Puerto Rico jobless rate pegged at 14.6% in Jan.
Puerto Rico’s seasonally adjusted unemployment rate in January was 14.6 percent, representing a drop of 0.7 percentage points when compared to the same month last year, when it stood at 15.3 percent, Labor Secretary-designate Vance Thomas said Monday.
The report shows that the seasonally adjusted unemployment for January 2013 was 177,000, representing a decrease of 11,000 people compared with January 2012, when the number of jobless people were 188,000.
When compared month-over-month, the most recent results reflect a slight increase from the 14.4 percent jobless rate reported in December 2012. The number of uneployed people also jumped by 4,000 month-to-month.
Rather coincidentally, the number of self-employed people also increased by 4,000 from December 2012 to January 2013, and by the same amount when compared to January 2012, the report showed.

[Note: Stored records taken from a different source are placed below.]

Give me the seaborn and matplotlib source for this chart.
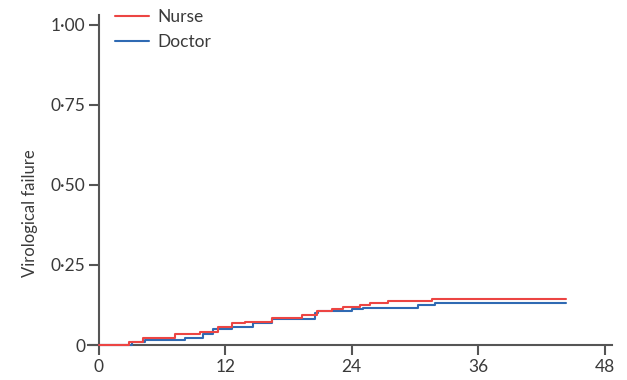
import matplotlib
matplotlib.use("Agg")
import matplotlib.pyplot as plt
import seaborn as sns
import pandas as pd

# Kaplan-Meier style step data (months, cumulative failure)
nurse_t = [0, 2.9, 4.2, 7.2, 9.6, 11.3, 12.6, 13.9, 16.4, 19.3, 20.7, 22.1, 23.2, 24.8, 25.7, 27.4, 31.6, 44.3]
nurse_y = [0, 0.010, 0.023, 0.034, 0.041, 0.057, 0.068, 0.073, 0.083, 0.093, 0.107, 0.112, 0.118, 0.126, 0.130, 0.137, 0.143, 0.143]

doctor_t = [0, 3.1, 4.4, 8.2, 9.9, 10.8, 12.6, 14.6, 16.4, 20.5, 20.8, 24.0, 25.1, 30.3, 31.9, 44.3]
doctor_y = [0, 0.008, 0.016, 0.023, 0.033, 0.049, 0.055, 0.068, 0.080, 0.099, 0.107, 0.111, 0.116, 0.125, 0.130, 0.130]

groups = ["Nurse", "Doctor"]
colors = {"Nurse": "#ec4543", "Doctor": "#2f6ab3"}

x_ticks = [0, 12, 24, 36, 48]
y_ticks = [0, 0.25, 0.50, 0.75, 1.00]
y_tick_labels = ["0", "0\u00b725", "0\u00b750", "0\u00b775", "1\u00b700"]

df = pd.concat([
    pd.DataFrame({"month": nurse_t, "failure": nurse_y, "group": "Nurse"}),
    pd.DataFrame({"month": doctor_t, "failure": doctor_y, "group": "Doctor"}),
])

sns.set_style("white")
plt.rcParams["font.family"] = ["Lato", "DejaVu Sans"]

fig = plt.figure(figsize=(6.27, 3.80), dpi=100)
ax = fig.add_axes([0.141, 0.092, 0.835, 0.868])

sns.lineplot(data=df, x="month", y="failure", hue="group", hue_order=groups,
             palette=colors, estimator=None, drawstyle="steps-post",
             linewidth=1.5, ax=ax)
# draw the curves over the axis line, nurse on top, as in the original
for i, line in enumerate(ax.lines):
    line.set_zorder(4 - i)
    line.set_clip_on(False)

ax.set_xlim(-1, 48.7)
ax.set_ylim(0, 1.03)
ax.spines["left"].set_position(("data", 0))
for side in ["top", "right"]:
    ax.spines[side].set_visible(False)
for side in ["left", "bottom"]:
    ax.spines[side].set_color("#555555")
    ax.spines[side].set_linewidth(1.5)

ax.set_xticks(x_ticks)
ax.set_yticks(y_ticks)
ax.set_yticklabels(y_tick_labels)
ax.tick_params(axis="both", direction="out", length=7, width=1.5, color="#555555",
               labelsize=12.5, labelcolor="#3a3a3a", pad=3,
               left=True, bottom=True)

ax.set_xlabel("")
ax.set_ylabel("Virological failure", fontsize=12, color="#3a3a3a")
ax.yaxis.set_label_coords(-0.096, 0.40)

leg = ax.legend(loc="upper left", bbox_to_anchor=(0.037, 1.04), frameon=False,
                fontsize=12.5, handlelength=2.0, handletextpad=0.45,
                labelspacing=0.5, borderaxespad=0)
for t in leg.get_texts():
    t.set_color("#3a3a3a")

fig.savefig("out.png", dpi=100)
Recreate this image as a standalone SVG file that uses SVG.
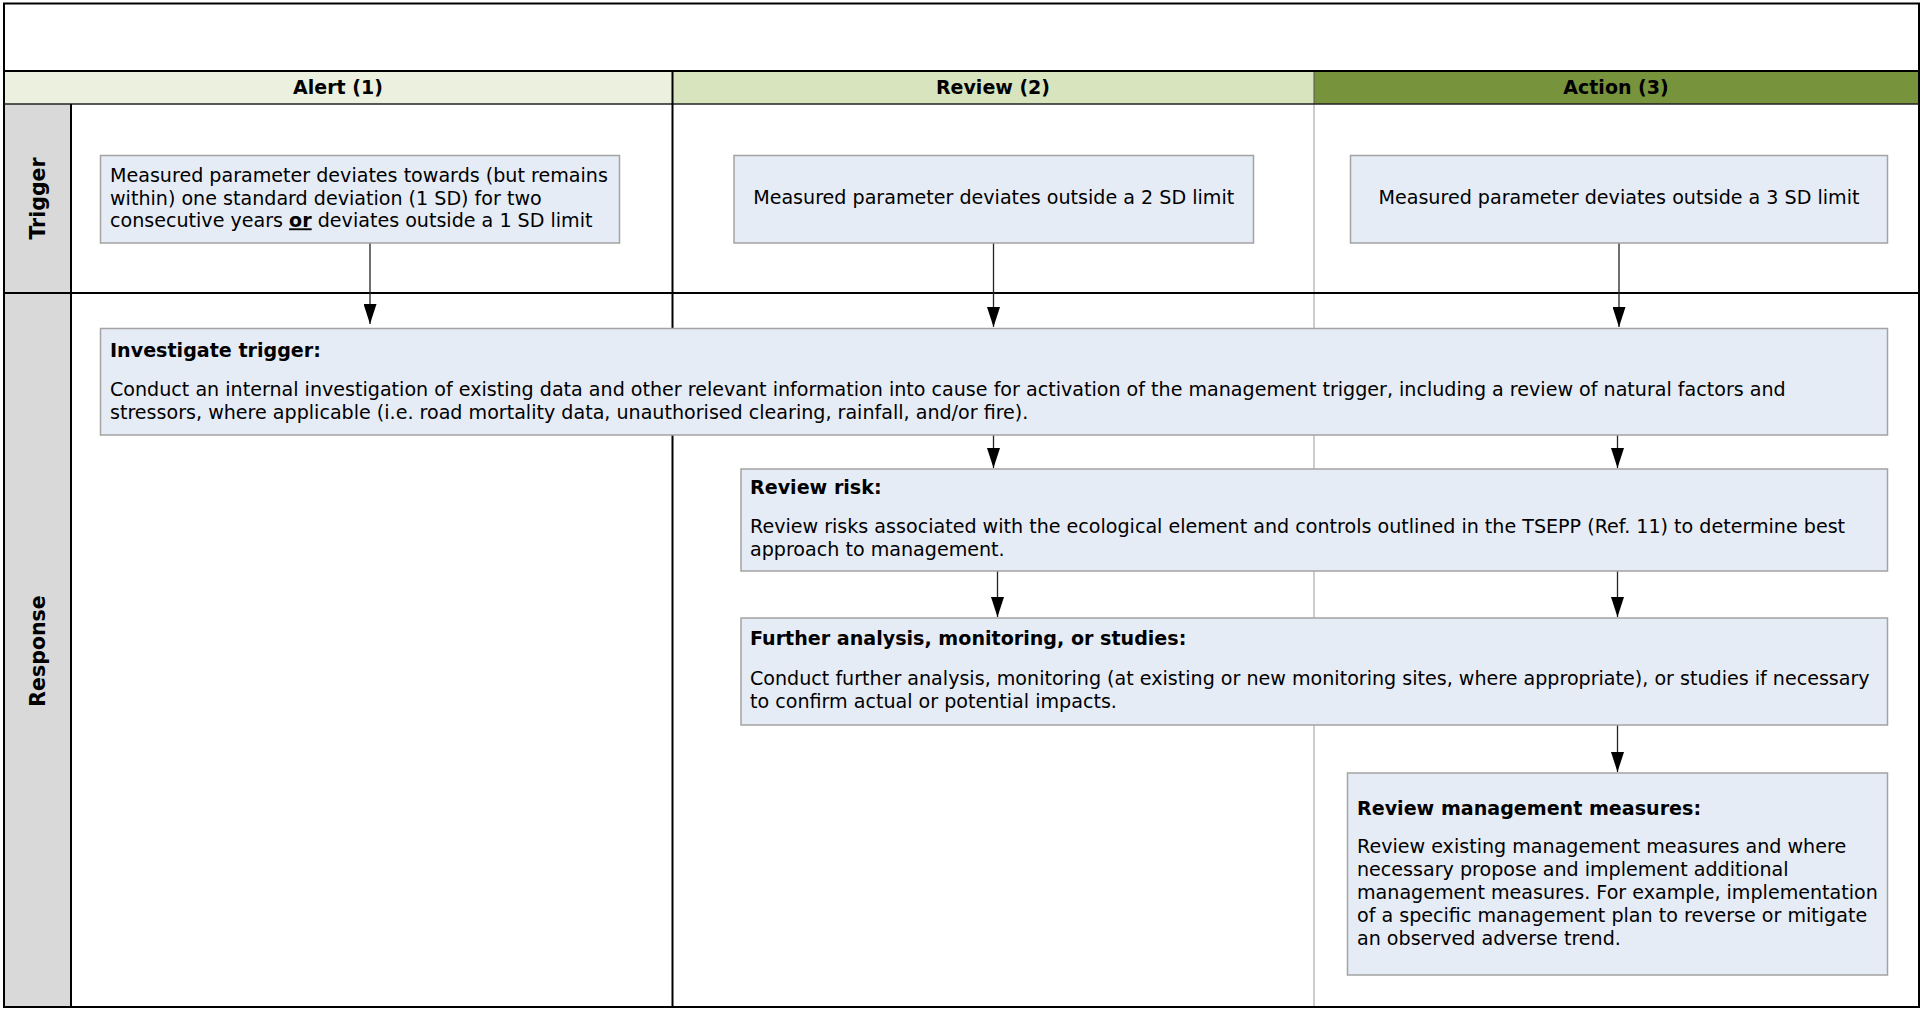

Thomas said the first survey of the year was modified using the Planning Board’s Population and Housing Census as reference. The report also incorporated new independent population controls by sex and age group to ensure reliability.
“As we promised the first day of our appointment, we will tell the truth about the employment situation and continue joining efforts to improve and contribute to the creation of new jobs and improve the quality of life of our people,” Thomas said.
Statistics Institute playing bigger role
The figures are the first released after Gov. Alejandro García-Padilla signed an executive order requiring agencies to consistently submit all of their reports to the Puerto Rico Statistics Institute, so they can be incorporated into the government’s statistics bank.
The order, said Statistics Institute Executive Director Mario Marazzi, is a “historic milestone for the people who have been working for a long time in favor of transparency of statistics in Puerto Rico.”
For this report, the Institute revised the methodology used for the findings, to comply with recommendations by the U.S. Bureau of Labor Statistics, Marazzi said.
For the first time since this survey was first conducted in 1940, the results will be weighted using estimates and projections of Puerto Rico’s population that are disaggregated by age cohort and gender demographics, known as independent population controls. So far, the results of this survey were presented unweighted, he said.
In addition, controls independent of the population are consistent for the first time with the results of the 2010 Census and annual population estimates prepared by the U.S. Census Bureau, as of the 2010 Census.
As a result of this methodological review, Puerto Rico’s unemployment rate increased by two-tenths of a percent every month since 2006, the workforce participation rate increased by as much as two percentage points during the same period, while number of employed and unemployed people was reviewed through 2000.
In December 2012, the number of people employed fell by 58,000 and the number of unemployed also fell, but only 5,000 people, the Institute noted.
“This represents a significant change in itself and at the same time is just one step in the process to complete the methodological review of the Labor Force Survey that is required every 10 years to incorporate the results of the Population and Housing Census, which must be completed by next year,” Marazzi said.
On the other hand, he said “it is noteworthy how the Labor Participation Rate never dropped below 40 percent, as hinted last year. In fact, had it actually happened, Puerto Rico would have been the only country in the world with this distinction, worse than in countries such as Iraq, Jordan, Bosnia and Palestine.”
The next unemployment report will be published March 29, and every third Friday thereafter, he said.